§ **Available data**:
▬▬▬▬▬▬▬▬▬▬

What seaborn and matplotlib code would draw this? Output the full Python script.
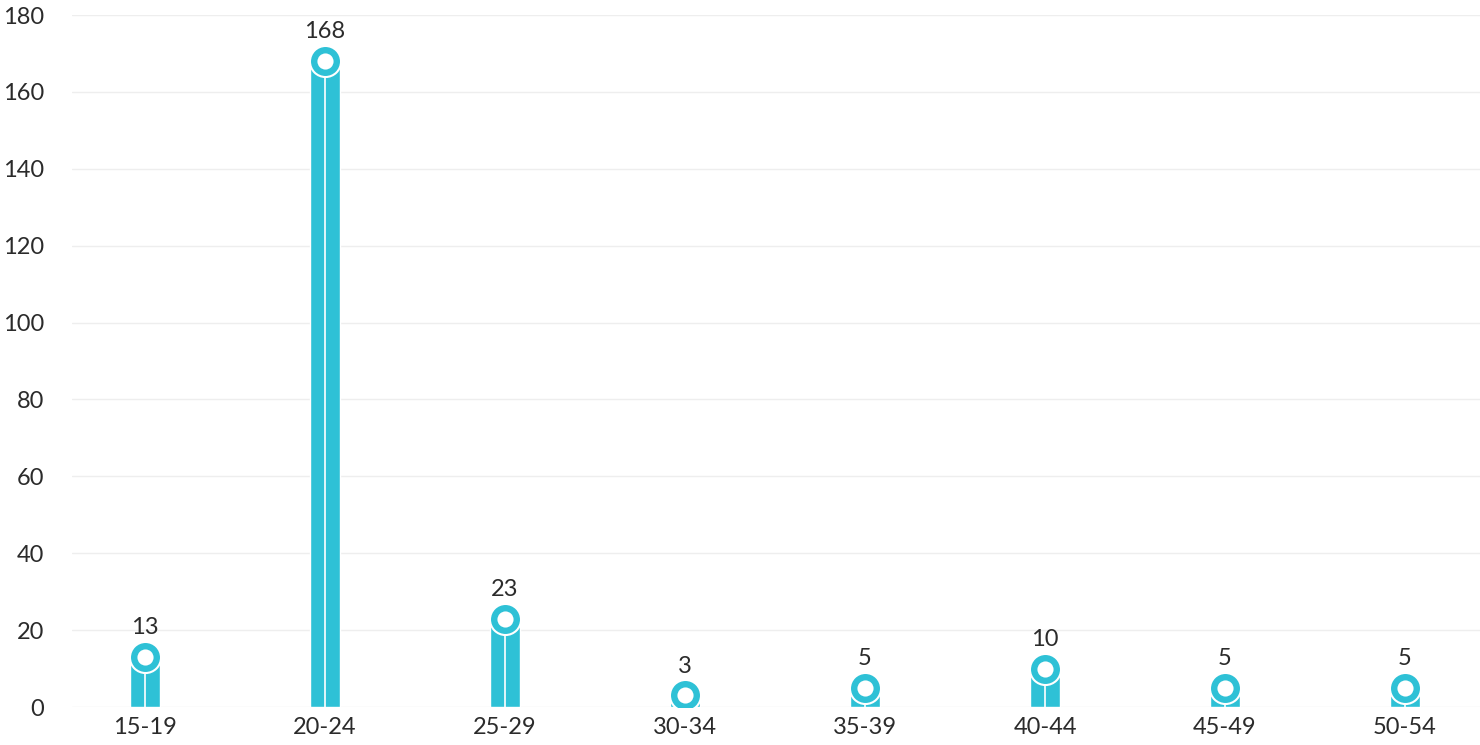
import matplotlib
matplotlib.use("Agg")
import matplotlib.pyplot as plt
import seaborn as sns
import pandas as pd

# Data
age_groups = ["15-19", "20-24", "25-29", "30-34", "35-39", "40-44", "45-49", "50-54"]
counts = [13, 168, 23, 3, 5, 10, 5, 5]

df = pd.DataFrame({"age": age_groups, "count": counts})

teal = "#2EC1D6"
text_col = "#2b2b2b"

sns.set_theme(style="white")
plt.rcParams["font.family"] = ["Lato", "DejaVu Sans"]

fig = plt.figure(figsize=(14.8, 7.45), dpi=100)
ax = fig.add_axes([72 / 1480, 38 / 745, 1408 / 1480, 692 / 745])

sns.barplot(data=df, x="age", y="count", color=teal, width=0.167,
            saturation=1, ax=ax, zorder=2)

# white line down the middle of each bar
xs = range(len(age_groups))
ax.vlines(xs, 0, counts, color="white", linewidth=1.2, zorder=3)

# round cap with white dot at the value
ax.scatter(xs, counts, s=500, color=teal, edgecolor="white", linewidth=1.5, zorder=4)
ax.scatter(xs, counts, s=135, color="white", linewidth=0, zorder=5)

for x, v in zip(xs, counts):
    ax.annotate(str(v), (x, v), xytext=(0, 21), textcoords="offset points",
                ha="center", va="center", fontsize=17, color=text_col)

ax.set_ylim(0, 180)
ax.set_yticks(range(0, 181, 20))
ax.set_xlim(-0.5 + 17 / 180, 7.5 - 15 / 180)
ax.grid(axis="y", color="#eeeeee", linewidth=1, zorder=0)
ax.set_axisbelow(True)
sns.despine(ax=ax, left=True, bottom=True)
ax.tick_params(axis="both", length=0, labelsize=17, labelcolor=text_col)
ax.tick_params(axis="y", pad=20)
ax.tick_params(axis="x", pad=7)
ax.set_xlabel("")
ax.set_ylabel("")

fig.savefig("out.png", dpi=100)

▬▬▬▬▬▬▬▬▬▬

§ **What you should do**: In this exercise, set down all of the data exactly, without the pictures.

§ **Solution for this exercise**:
What seaborn and matplotlib code would draw this? Output the full Python script.
import matplotlib
matplotlib.use("Agg")
import matplotlib.pyplot as plt
import seaborn as sns
import pandas as pd

# Data
age_groups = ["15-19", "20-24", "25-29", "30-34", "35-39", "40-44", "45-49", "50-54"]
counts = [13, 168, 23, 3, 5, 10, 5, 5]

df = pd.DataFrame({"age": age_groups, "count": counts})

teal = "#2EC1D6"
text_col = "#2b2b2b"

sns.set_theme(style="white")
plt.rcParams["font.family"] = ["Lato", "DejaVu Sans"]

fig = plt.figure(figsize=(14.8, 7.45), dpi=100)
ax = fig.add_axes([72 / 1480, 38 / 745, 1408 / 1480, 692 / 745])

sns.barplot(data=df, x="age", y="count", color=teal, width=0.167,
            saturation=1, ax=ax, zorder=2)

# white line down the middle of each bar
xs = range(len(age_groups))
ax.vlines(xs, 0, counts, color="white", linewidth=1.2, zorder=3)

# round cap with white dot at the value
ax.scatter(xs, counts, s=500, color=teal, edgecolor="white", linewidth=1.5, zorder=4)
ax.scatter(xs, counts, s=135, color="white", linewidth=0, zorder=5)

for x, v in zip(xs, counts):
    ax.annotate(str(v), (x, v), xytext=(0, 21), textcoords="offset points",
                ha="center", va="center", fontsize=17, color=text_col)

ax.set_ylim(0, 180)
ax.set_yticks(range(0, 181, 20))
ax.set_xlim(-0.5 + 17 / 180, 7.5 - 15 / 180)
ax.grid(axis="y", color="#eeeeee", linewidth=1, zorder=0)
ax.set_axisbelow(True)
sns.despine(ax=ax, left=True, bottom=True)
ax.tick_params(axis="both", length=0, labelsize=17, labelcolor=text_col)
ax.tick_params(axis="y", pad=20)
ax.tick_params(axis="x", pad=7)
ax.set_xlabel("")
ax.set_ylabel("")

fig.savefig("out.png", dpi=100)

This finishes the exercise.